Nivalis, o sonho de uma pequena cidade de energia positiva
Uma cidade de dois bairros a nascer numa encosta de Granada, a começar nos 800 metros de altitude e a acabar nos 1 200. A visão é a de um centro urbano ecológico e próximo da natureza, onde veículos a combustão não entram e em que se privilegiam as deslocações a pé e de bicicleta, através de suaves caminhos que serpenteiam a encosta. O sonho é o de “fazer algo novo”, com um foco na sustentabilidade e no desempenho energético, com produção e utilização de energia 100 % renovável.
Tudo começou no início do milénio. Este “é um projecto de desenvolvimento urbano” e é também a visão de Juan Antonio, arquitecto na Urb-atelier e pai de María Cantalapiedra Barbosa. Mas é também uma visão de ecologia e desenvolvimento urbano sustentável.
“Inicialmente, trabalhou com arquitectos locais que não entendiam o que realmente imaginava sobre desenvolvimento sustentável. Foi por isso que entrou em contacto com Richard Rogers”, reconhecido arquitecto italiano, falecido em 2021. “Elaboraram a primeira planta do terreno, com 240 hectares”, informa María.
Este é um projecto complexo que leva o seu tempo. Em 2016, ganhou novo fôlego e a preparação “mais seriedade”. Entraram em contacto com o CENER e delinearam uma estratégia de energia e mobilidade para Nivalis. “Estudaram diferentes abordagens e diferentes sistemas de energia que podiam ser utilizados ali e decidiram que o sistema com a melhor relação custo-benefício seria utilizar painéis fotovoltaicos com bombas de calor geotérmicas. Em Nivalis, a ideia passa por assegurar que os edifícios são de energia positiva ou, pelo menos, de desempenho energético quase nulo [nZEB] , explica. Privilegia-se uma mobilidade limpa e suave, a captação de águas pluviais e a sua depuração para utilização no local, bem como a minimização da produção de resíduos.

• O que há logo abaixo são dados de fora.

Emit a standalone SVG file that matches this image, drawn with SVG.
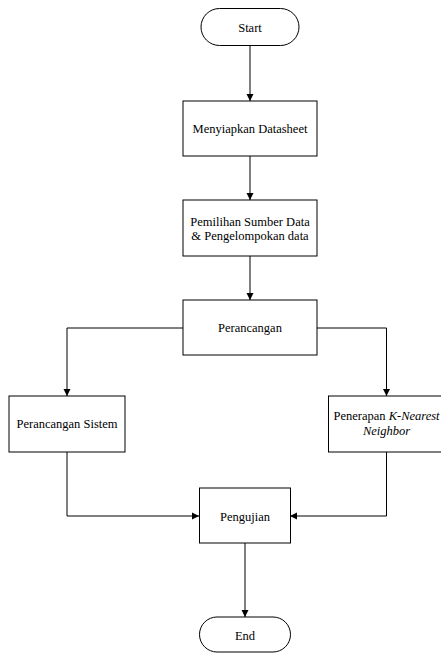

Em Nivalis, encontramos todos os usos – habitação, serviços, comércio, escolas e hotéis. Aqui, mais do que assegurar que cada edifício é de energia positiva, o objectivo é equilibrar a balança. Os edifícios devem partilhar energia entre eles. “A ideia passa mais por criar Bairros de Energia Positivos (Positive Energy Districts, PED, na sigla em inglês) do que edifícios de energia positiva por si só”.
Serão, no total, cerca de 2 500 fogos habitacionais. Avançar tem sido difícil, até porque a área total, de 240 hectares e com quatro quilómetros de extensão, pertence a dois municípios, facto que tem dificultado as questões administrativas. Mas há interesse, garante María, e todo o planeamento urbano está aprovado.
O estacionamento, à entrada de Nivalis, estará coberto por painéis fotovoltaicos e oferecerá estações de carregamento eléctrico. Todo o território estará ligado através de uma “espinha verde”, assegurando a ligação entre o ponto mais baixo, onde se situará a praça central, e o ponto mais alto da pequena cidade.
María Cantalapiedra Barbosa explica que o projecto de transformação do palácio de Valladolid num edifício de energia positiva vai servir de modelo para as ideias a aplicar nos novos edifícios de Nivalis. “Os sistemas de energia, o controlador inteligente e todos os sensores no edifício irão funcionar praticamente do mesmo modo. A ideia é replicar o que aprendemos no EXCESS”.